Besides the fact that this mechanistic, deterministic point of view has all sorts of problems with regard to free will and the nature of responsibility etc and so on, ad nauseum.  I honestly just find it to be icky. It completely fails to grant the proper respect  to the care and feeding of my delusions of grandeur.

So while I acknowledge it as a possibility, I will point out that it is only a hypothesis and continue to feverently root against it. I offer the following as arguments supporting my position that consciousness is something special and quintessential and not reducible to an endless chain of head-banging particles:

The Floor

The floor is something we must fight against.
Whilst seemingly mere platform for the human
stance, it is that place that men fall to.

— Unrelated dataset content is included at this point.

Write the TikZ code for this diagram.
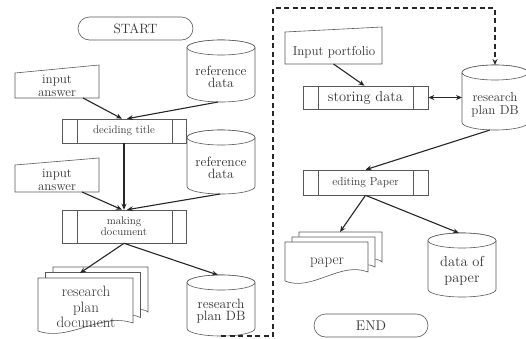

I am not dizzy. I stand as a tower, a lighthouse;
the pale ray of my sentiency flowing from my face.
But should I go dizzy I crash down into the floor;
my face into the floor, my attention bleeding into
the cracks of the floor.

Dear horizontal place, I do not wish to be a rug.
Do not pull at the difficult head, this teetering
bulb of dread and dream . . .

-Russel Edson

and

Sonnet to Science

Science! true daughter of Old Time thou art!
Who alterest all things with thy peering eyes.
Why preyest thou thus upon the poet's heart,
Vulture, whose wings are dull realities?
How should he love thee? or how deem thee wise?
Who wouldst not leave him in his wandering
To seek for treasure in the jewelled skies,
Albeit he soared with an undaunted wing?
Hast thou not dragged Diana from her car?
And driven the Hamadryad from the wood
To seek a shelter in some happier star?
Hast thou not torn the Naiad from her flood,
The Elfin from the green grass, and from me
The summer dream beneath the tamarind tree?

-Edgar Allan Poe

and

When I Heard the Learn'd Astronomer

When I heard the learn'd astronomer;
When the proofs, the figures, were ranged in columns
before me;
When I was shown the charts and the diagrams, to add, divide,
and measure them
When I, sitting, heard the astronomer, where he lectured
with much applause in the lecture-room,
How soon, unaccountable, I became tired and sick;
Till rising and gliding out, I wander'd off by myself,
In the mystical moist night-air, and from time to time,
Look'd up in perfect silence at the stars.